Computer printers aren't really too expensive anymore. But those ink cartridges can add up fast!
Universal Inkjet Refill promises to work on any brand printer, and save you lots of money.
Is it worth $20? Or is it too messy to mess with?
The Universal Inkjet Refill kit comes with detailed instructions on how to go about refilling cartridges on any brand printer. And I need those instructions! Computer hardware is not my forte, so this will test how user-friendly the product is, as well as its performance.
We start by prying-off the top of the empty ink cartridge. It feels like I break it! But it matches the picture in the pamphlet. Now we have to prepare the cartridge for refilling, using the eyelet screw to drill the refill hole bigger.
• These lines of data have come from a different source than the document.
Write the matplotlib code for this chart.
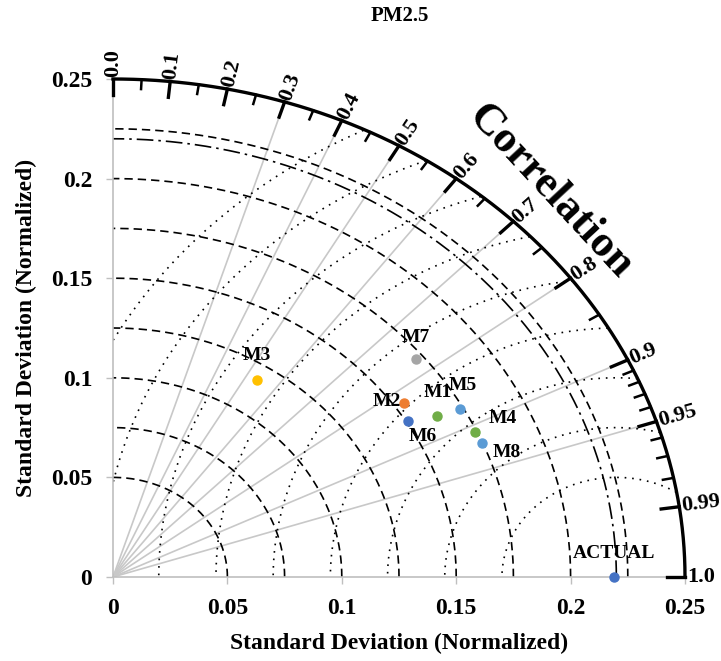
import numpy as np
import matplotlib.pyplot as plt

plt.rcParams['font.family'] = ['Liberation Serif', 'DejaVu Serif']
plt.rcParams['font.weight'] = 'bold'

# ---------------------------------------------------------------
# data (x = sd*corr, y = sd*sin(acos(corr)))
# ---------------------------------------------------------------
names = ['M1', 'M2', 'M3', 'M4', 'M5', 'M6', 'M7', 'M8', 'ACTUAL']
x_sd = [0.1418, 0.1270, 0.0628, 0.1582, 0.1517, 0.1288, 0.1324, 0.1611, 0.2190]
y_sd = [0.0807, 0.0872, 0.0987, 0.0726, 0.0843, 0.0783, 0.1093, 0.0673, 0.0]
colors = ['#70AD47', '#ED7D31', '#FFC000', '#70AD47', '#5B9BD5',
          '#4472C4', '#A5A5A5', '#5B9BD5', '#4472C4']
# label offsets (points)
lab_off = [(0, 17), (-12, 1), (0, 18), (20, 10), (2, 17),
           (11, -11), (0, 16), (18, -7), (0, 17)]

R_MAX = 0.25
REF_SD = 0.22
sd_circles = [0.05, 0.075, 0.1, 0.125, 0.15, 0.175, 0.2, 0.225]
rms_circles = [0.05, 0.075, 0.1, 0.125, 0.15, 0.175, 0.2, 0.225, 0.25]
corr_lines = [0.3, 0.4, 0.5, 0.6, 0.7, 0.8, 0.9, 0.95]
corr_major = [0.0, 0.1, 0.2, 0.3, 0.4, 0.5, 0.6, 0.7, 0.8, 0.9, 0.95, 0.99, 1.0]
corr_major_lbl = ['0.0', '0.1', '0.2', '0.3', '0.4', '0.5', '0.6', '0.7',
                  '0.8', '0.9', '0.95', '0.99', '1.0']
corr_minor = [0.05, 0.15, 0.25, 0.35, 0.45, 0.55, 0.65, 0.75, 0.85,
              0.91, 0.92, 0.93, 0.94, 0.96, 0.97, 0.98]

fig = plt.figure(figsize=(7.21, 6.61), dpi=100)
ax = fig.add_axes([113/721, 84/661, 572/721, 498/661])
ax.set_xlim(0, R_MAX)
ax.set_ylim(0, R_MAX)

# pixel scales, so radial text follows the stretched axes
sx = 572 / R_MAX
sy = 498 / R_MAX

th = np.linspace(0, np.pi / 2, 400)

# gray correlation rays
for c in corr_lines:
    a = np.arccos(c)
    ax.plot([0, R_MAX*np.cos(a)], [0, R_MAX*np.sin(a)], color='#C8C8C8', lw=1.2, zorder=1)

# std dev circles (dashed)
for r in sd_circles:
    ax.plot(r*np.cos(th), r*np.sin(th), color='black', lw=1.2,
            ls=(0, (5, 3)), zorder=2)
# reference sd (dash-dot)
ax.plot(REF_SD*np.cos(th), REF_SD*np.sin(th), color='black', lw=1.2,
        ls=(0, (10, 3, 1.5, 3)), zorder=2)

# centred RMS circles (dotted)
t2 = np.linspace(0, np.pi, 800)
for r in rms_circles:
    cx = REF_SD + r*np.cos(t2)
    cy = r*np.sin(t2)
    m = (np.hypot(cx, cy) > R_MAX) | (cx < 0)
    cx = np.where(m, np.nan, cx)
    cy = np.where(m, np.nan, cy)
    ax.plot(cx, cy, color='black', lw=1.2, ls=(0, (1, 3.5)), zorder=2)

# outer arc
ax.plot(R_MAX*np.cos(th), R_MAX*np.sin(th), color='black', lw=2.4,
        clip_on=False, zorder=5, solid_capstyle='projecting')

# arc ticks
for c in corr_major:
    a = np.arccos(c)
    ax.plot([R_MAX*np.cos(a), R_MAX*0.968*np.cos(a)],
            [R_MAX*np.sin(a), R_MAX*0.968*np.sin(a)],
            color='black', lw=2.4, clip_on=False, zorder=5)
for c in corr_minor:
    a = np.arccos(c)
    ax.plot([R_MAX*np.cos(a), R_MAX*0.981*np.cos(a)],
            [R_MAX*np.sin(a), R_MAX*0.981*np.sin(a)],
            color='black', lw=1.8, clip_on=False, zorder=5)

# arc tick labels
for c, lbl in zip(corr_major, corr_major_lbl):
    a = np.arccos(c)
    phi = np.arctan2(np.sin(a)*sy, np.cos(a)*sx)
    ax.annotate(lbl, (R_MAX*np.cos(a), R_MAX*np.sin(a)),
                xytext=(1.5*np.cos(phi), 1.5*np.sin(phi)), textcoords='offset points',
                rotation=np.degrees(phi), rotation_mode='anchor',
                ha='left', va='center', fontsize=16, fontweight='bold',
                annotation_clip=False)

ax.text(0.1915, 0.1935, 'Correlation', rotation=-47, fontsize=32,
        fontweight='bold', ha='center', va='center')

# points
for n, x, y, col, off in zip(names, x_sd, y_sd, colors, lab_off):
    ax.plot(x, y, 'o', color=col, ms=6.5, zorder=6, clip_on=False)
    ax.annotate(n, (x, y), xytext=off, textcoords='offset points',
                ha='center', va='center', fontsize=14, fontweight='bold', zorder=7)

# axes cosmetics
for s in ['top', 'right']:
    ax.spines[s].set_visible(False)
for s in ['left', 'bottom']:
    ax.spines[s].set_color('#BFBFBF')
    ax.spines[s].set_linewidth(1.2)
ax.set_xticks([0, 0.05, 0.1, 0.15, 0.2, 0.25])
ax.set_xticklabels(['0', '0.05', '0.1', '0.15', '0.2', '0.25'])
ax.set_yticks([0, 0.05, 0.1, 0.15, 0.2, 0.25])
ax.set_yticklabels(['0', '0.05', '0.1', '0.15', '0.2', '0.25'])
ax.tick_params(colors='#BFBFBF', labelcolor='black', length=5, width=1,
               labelsize=17, pad=10)
ax.set_xlabel('Standard Deviation (Normalized)', fontsize=17, fontweight='bold', labelpad=10)
ax.set_ylabel('Standard Deviation (Normalized)', fontsize=17, fontweight='bold', labelpad=10)
fig.text(400/721, 1 - 16/661, 'PM2.5', fontsize=15, fontweight='bold',
         ha='center', va='center')

fig.savefig('out.png', dpi=100)
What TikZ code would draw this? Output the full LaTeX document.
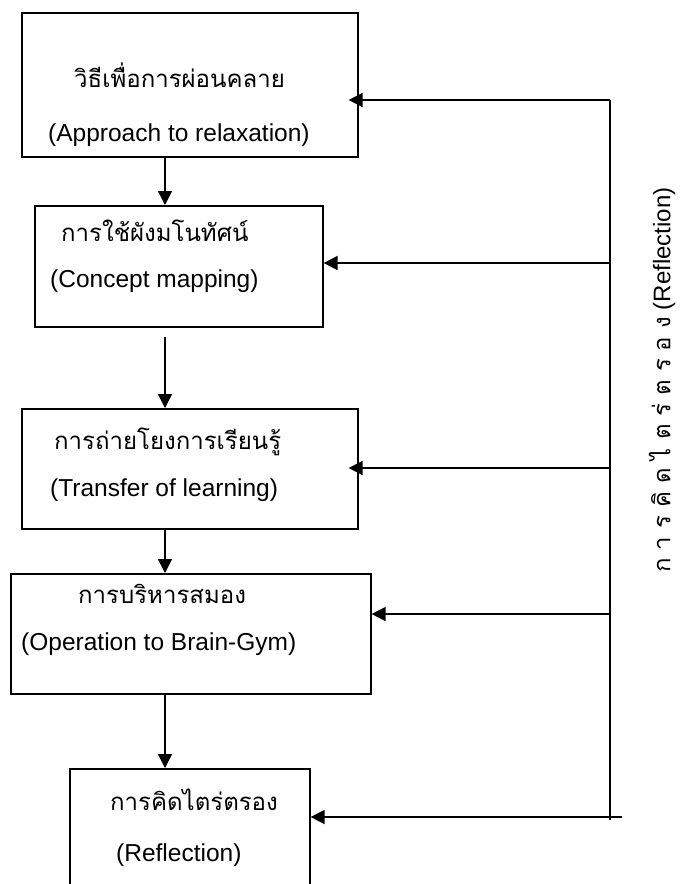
\documentclass[tikz,border=0pt]{standalone}
\usepackage{fontspec}
\setmainfont{Liberation Sans}
\newfontfamily\thaifont[Script=Thai]{Loma}
\usetikzlibrary{arrows.meta,calc}
\begin{document}
\begin{tikzpicture}[x=1pt,y=-1pt,
  box/.style={draw, line width=1.6pt, inner sep=0pt, anchor=north west},
  en/.style={anchor=base west, inner sep=0pt, font=\fontsize{24.5}{28}\selectfont},
  th/.style={anchor=base west, inner sep=0pt, font=\thaifont\fontsize{24}{28}\selectfont},
  conn/.style={line width=1.5pt},
  arr/.style={line width=1.5pt, -{Triangle[length=14pt,width=14pt]}}
]
\useasboundingbox (0,0) rectangle (680,884);
\clip (0,0) rectangle (680,884);
\fill[white] (0,0) rectangle (680,884);

% boxes
\node[box, minimum width=336pt, minimum height=144pt] (b1) at (21,12) {};
\node[box, minimum width=288pt, minimum height=121pt] (b2) at (34,205) {};
\node[box, minimum width=336pt, minimum height=120pt] (b3) at (21,408) {};
\node[box, minimum width=360pt, minimum height=120pt] (b4) at (10,573) {};
\node[box, minimum width=240pt, minimum height=140pt] (b5) at (69,768) {};

% texts
\node[th] (t1) at (74,87) {วิธีเพื่อการผ่อนคลาย};
\node[en] (e1) at (48,141) {(Approach to relaxation)};
\node[th] (t2) at (61,241) {การใช้ผังมโนทัศน์};
\node[en] (e2) at (50,287) {(Concept mapping)};
\node[th] (t3) at (54,449) {การถ่ายโยงการเรียนรู้};
\node[en] (e3) at (50,496) {(Transfer of learning)};
\node[th] (t4) at (78,603) {การบริหารสมอง};
\node[en] (e4) at (21,650) {(Operation to Brain-Gym)};
\node[th] (t5) at (110,810) {การคิดไตร่ตรอง};
\node[en] (e5) at (116,861) {(Reflection)};

% rotated label
\node[rotate=90, inner sep=0pt, font=\fontsize{24}{28}\selectfont] (lab) at (662,380)
  {{\thaifont ก\,\,า\,\,ร\,\,คิ\,\,ด\,\,ไ\,\,ต\,\,ร่\,\,ต\,\,ร\,\,อ\,\,ง} (Reflection)};

% vertical flow arrows
\coordinate (ax) at (165,0);
\draw[arr] (ax |- b1.south) -- (ax |- b2.north);
\draw[arr] ($(ax |- b2.south)+(0,9)$) -- (ax |- b3.north);
\draw[arr] (ax |- b3.south) -- (ax |- b4.north);
\draw[arr] (ax |- b4.south) -- (ax |- b5.north);

% feedback line
\coordinate (j1) at (610,100);
\coordinate (j2) at (610,263);
\coordinate (j3) at (610,468);
\coordinate (j4) at (610,614);
\coordinate (jb) at (610,820);
\coordinate (j5) at (622,817);
\draw[conn] (j1) -- (jb);
\draw[arr] (j1) -- ($(b1.east |- j1)+(-10,0)$);
\draw[arr] (j2) -- (b2.east |- j2);
\draw[arr] (j3) -- ($(b3.east |- j3)+(-10,0)$);
\draw[arr] (j4) -- (b4.east |- j4);
\draw[arr] (j5) -- (b5.east |- j5);
\end{tikzpicture}
\end{document}
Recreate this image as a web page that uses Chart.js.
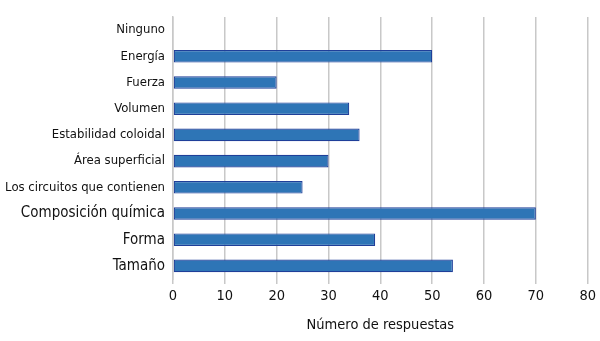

Now we're ready to work with the ink. And simply taking the cap off shows why directions clearly warn you to stand back! I quickly have black stains on my fingertips. So my first tip, wear tight-fitting gloves before you even begin opening the bottle of ink!
We fill the syringe to the proper level for our brand of printer, and start injecting it into the empty cartridge. Directions warn that some ink may overflow from the filling and outlet holes when full. I think this is when you want to stand back! We go slow, and only one little drop squeezes out of the top. But it comes out faster from below!
It says you can set the cartridge upright on a paper towel for up to a couple of minutes, just to catch the dripping from the bottom. But don't do it longer than two minutes or you might end up siphoning ink back out! If it doesn't stop dripping, do not install it into your printer.
Our cartridge stops dripping after just a few seconds. So we take the store-bought cartridge out of the printer, and replace it with the one we just refilled. Then I run ten copies of a news story, to give the printer time to show any problems it may have. We compare copies using the refilled cartridge, to copies using a factory-filled cartridge.
All ten of the store-bought cartridge copies are clear. But two of the ten refilled cartridge pages have a few missed spots. There're not too bad. You can still read it. But i wouldn't print anything of importance with it.
We only tested one Cannon printer. And I've heard first-hand stories of refilled ink-wells coming apart in the printer, clogging things up and creating a big mess. And a warning to check your warranty! Many companies say non-standardized parts void protection. So if it does cause problems, you may be out of luck, and out of more money than store-bought cartridges cost you.